Before the meltdown
A fine mist falls outside my window. My eyes are scratchy and I’ve just eaten my second breakfast of the morning. I am in desperate need of some sunshine. A walk in the park. An iced mocha. A pep in my step.
My son sleeps upstairs, and I know I should be sleeping as well. I haven’t been sleeping lately, probably due to my incessant need to eat peanut butter sandwiches at 2am and pee four to five times during the night. And why? Well, it’s all because of two pink lines. The two pink lines we saw on a pee stick about 14 weeks ago. These beautiful pink lines announced a big change, a growing belly, two kids in diapers and the start of a panic attack. It told of something I had no idea could really happen.
And in the midst of grasping this amazing reality that our family will be growing come October, we were planning a one year old birthday party – something I am not adept at doing.

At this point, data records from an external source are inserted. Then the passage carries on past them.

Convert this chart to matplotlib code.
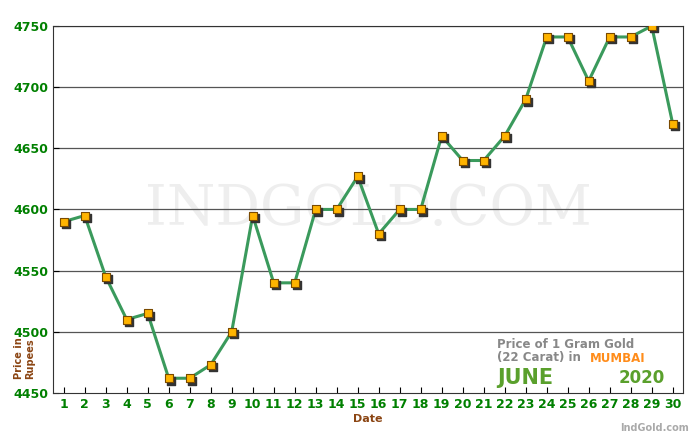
import matplotlib
matplotlib.use('Agg')
import matplotlib.pyplot as plt

dates = list(range(1, 31))
prices = [4590, 4595, 4545, 4510, 4515, 4462, 4462, 4473, 4500, 4595,
          4540, 4540, 4600, 4600, 4627, 4580, 4600, 4600, 4660, 4640,
          4640, 4660, 4690, 4741, 4741, 4705, 4741, 4741, 4750, 4670]
yticks = [4450, 4500, 4550, 4600, 4650, 4700, 4750]

fig = plt.figure(figsize=(7, 4.4), dpi=100)
ax = fig.add_axes([0.076, 0.107, 0.9, 0.834])
ax.set_xlim(0.5, 30.5)
ax.set_ylim(4450, 4750)

for y in yticks[1:]:
    ax.axhline(y, color='#555555', lw=0.9, zorder=1)

ax.plot(dates, prices, color='#3a9a5c', lw=2.2, zorder=2)
# shadow squares then the orange markers
ax.scatter([d + 0.1 for d in dates], [p - 2 for p in prices], marker='s', s=38, color='#333333', zorder=3)
ax.scatter(dates, prices, marker='s', s=36, color='#ffb400', edgecolors='#7a4a00', linewidths=0.8, zorder=4)

ax.text(15.5, 4600, 'INDGOLD.COM', fontsize=40, color='#eeeeee', ha='center', va='center',
        family='DejaVu Serif', zorder=0)

ax.set_xticks(dates)
ax.set_xticklabels([str(d) for d in dates], color='#008000', fontsize=9, fontweight='bold')
ax.set_yticks(yticks)
ax.set_yticklabels([str(y) for y in yticks], color='#008000', fontsize=9, fontweight='bold')
ax.tick_params(direction='in', length=4)
for s in ax.spines.values():
    s.set_color('#333333')

ax.set_xlabel('Date', color='#8b4513', fontsize=8, fontweight='bold', labelpad=2)
fig.text(0.035, 0.185, 'Price in\nRupees', rotation=90, color='#8b4513', fontsize=7,
         fontweight='bold', ha='center', va='center')

fig.text(0.71, 1 - 345 / 440, 'Price of 1 Gram Gold', color='#888888', fontsize=8.5,
         fontweight='bold', va='center')
fig.text(0.71, 1 - 358 / 440, '(22 Carat) in', color='#888888', fontsize=8.5,
         fontweight='bold', va='center')
fig.text(0.843, 1 - 358 / 440, 'MUMBAI', color='#ff8c1a', fontsize=8.5,
         fontweight='bold', va='center')
fig.text(0.71, 1 - 378 / 440, 'JUNE', color='#5aa02c', fontsize=15, fontweight='bold', va='center')
fig.text(0.884, 1 - 378 / 440, '2020', color='#5aa02c', fontsize=12, fontweight='bold', va='center')
fig.text(0.935, 0.02, 'IndGold.com', color='#aaaaaa', fontsize=7, fontweight='bold', ha='center')

fig.savefig('out.png', dpi=100)
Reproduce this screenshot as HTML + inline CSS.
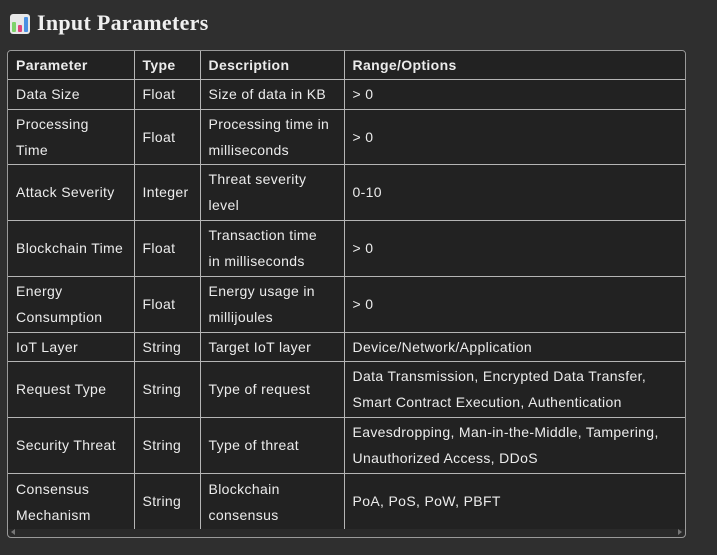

Party planning is always stressful to me, but thankfully, it all went quite well. Our son chose to be cranky that day, not eat, not dig into his beautifully made white cake so that we could capture pictures that we would pull out when he is a teenager, showing him the mess he made. Nope, those memories were not captured. But, the party went off without a hitch anyway. We had quite the spread of food, and friends and family celebrated a wonderful first year with our son.
And so we go . . . . enjoying the milestones of a happy, active – and sometimes cranky- toddler while planning to start this process all over again. And we couldn’t be more grateful.